■ **DIRECTION**:
Return all lines from the listing below in which the string "React" occurs.

-----

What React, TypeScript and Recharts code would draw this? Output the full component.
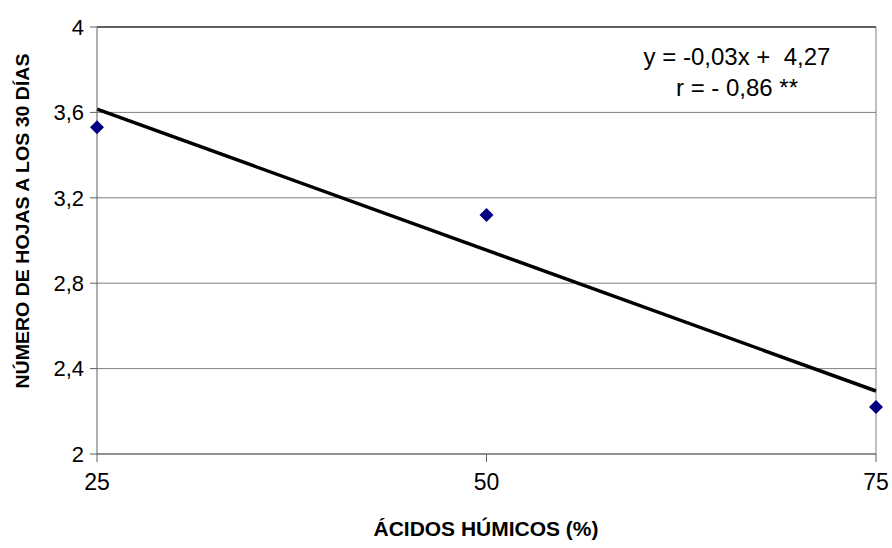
import React from 'react';
import {
  ComposedChart,
  XAxis,
  YAxis,
  CartesianGrid,
  Scatter,
  Line,
  ReferenceLine,
} from 'recharts';

const acidValues = [25, 50, 75];
const leafValues = [3.53, 3.12, 2.22];
const trendXs = [25, 75];
const trendYs = [3.615, 2.295];
const xTicks = [25, 50, 75];
const yTicks = [2, 2.4, 2.8, 3.2, 3.6, 4];
const xTitle = 'ÁCIDOS HÚMICOS (%)';
const yTitle = 'NÚMERO DE HOJAS A LOS 30 DÍAS';
const equationText = 'y = -0,03x +  4,27';
const rText = 'r = - 0,86 **';

const points = acidValues.map((x, i) => ({ x, y: leafValues[i] }));
const trend = trendXs.map((x, i) => ({ x, t: trendYs[i] }));

const FONT = '"Liberation Sans", Arial, sans-serif';

const Diamond = (props: any) => {
  const { cx, cy } = props;
  const h = 7;
  return (
    <polygon
      points={`${cx},${cy - h} ${cx + h},${cy} ${cx},${cy + h} ${cx - h},${cy}`}
      fill="#000080"
    />
  );
};

const fmt = (v: number) => (Number.isInteger(v) ? String(v) : v.toFixed(1).replace('.', ','));

export default function App() {
  return (
    <div style={{ position: 'absolute', left: 0, top: 0, width: 892, height: 548, background: '#fff' }}>
      <ComposedChart width={892} height={548} margin={{ top: 27, right: 16, left: 0, bottom: 0 }}>
        <CartesianGrid horizontal vertical={false} stroke="#808080" strokeWidth={1} />
        <XAxis
          type="number"
          dataKey="x"
          domain={[25, 75]}
          ticks={xTicks}
          height={94}
          stroke="#606060"
          tickSize={8}
          tickMargin={12}
          tick={{ fill: '#000', fontSize: 23, fontFamily: FONT }}
          label={{
            content: () => (
              <text
                x={486}
                y={536}
                textAnchor="middle"
                fontFamily={FONT}
                fontWeight="bold"
                fontSize={20}
                textLength={225}
                lengthAdjust="spacingAndGlyphs"
                fill="#000"
              >
                {xTitle}
              </text>
            ),
          }}
        />
        <YAxis
          type="number"
          domain={[2, 4]}
          ticks={yTicks}
          width={97}
          stroke="#606060"
          tickSize={7}
          tickMargin={6}
          tickFormatter={fmt}
          tick={{ fill: '#000', fontSize: 22, fontFamily: FONT }}
          label={{
            content: () => (
              <text
                x={0}
                y={0}
                transform="translate(29,221) rotate(-90)"
                textAnchor="middle"
                fontFamily={FONT}
                fontWeight="bold"
                fontSize={18}
                textLength={335}
                lengthAdjust="spacingAndGlyphs"
                fill="#000"
              >
                {yTitle}
              </text>
            ),
          }}
        />
        <ReferenceLine y={4} stroke="#000" strokeWidth={1} />
        <ReferenceLine x={75} stroke="#808080" strokeWidth={1} />
        <Line
          data={trend}
          dataKey="t"
          stroke="#000"
          strokeWidth={3.5}
          dot={false}
          isAnimationActive={false}
        />
        <Scatter data={points} dataKey="y" shape={<Diamond />} isAnimationActive={false} />
      </ComposedChart>
      <div
        style={{
          position: 'absolute',
          left: 600,
          width: 274,
          top: 41,
          textAlign: 'center',
          fontFamily: FONT,
          fontSize: 24,
          lineHeight: '31px',
          color: '#000',
          whiteSpace: 'pre',
        }}
      >
        <div>{equationText}</div>
        <div>{rText}</div>
      </div>
    </div>
  );
}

-----

■ **REPLY TO THE EXERCISE**:
What React, TypeScript and Recharts code would draw this? Output the full component.
import React from 'react';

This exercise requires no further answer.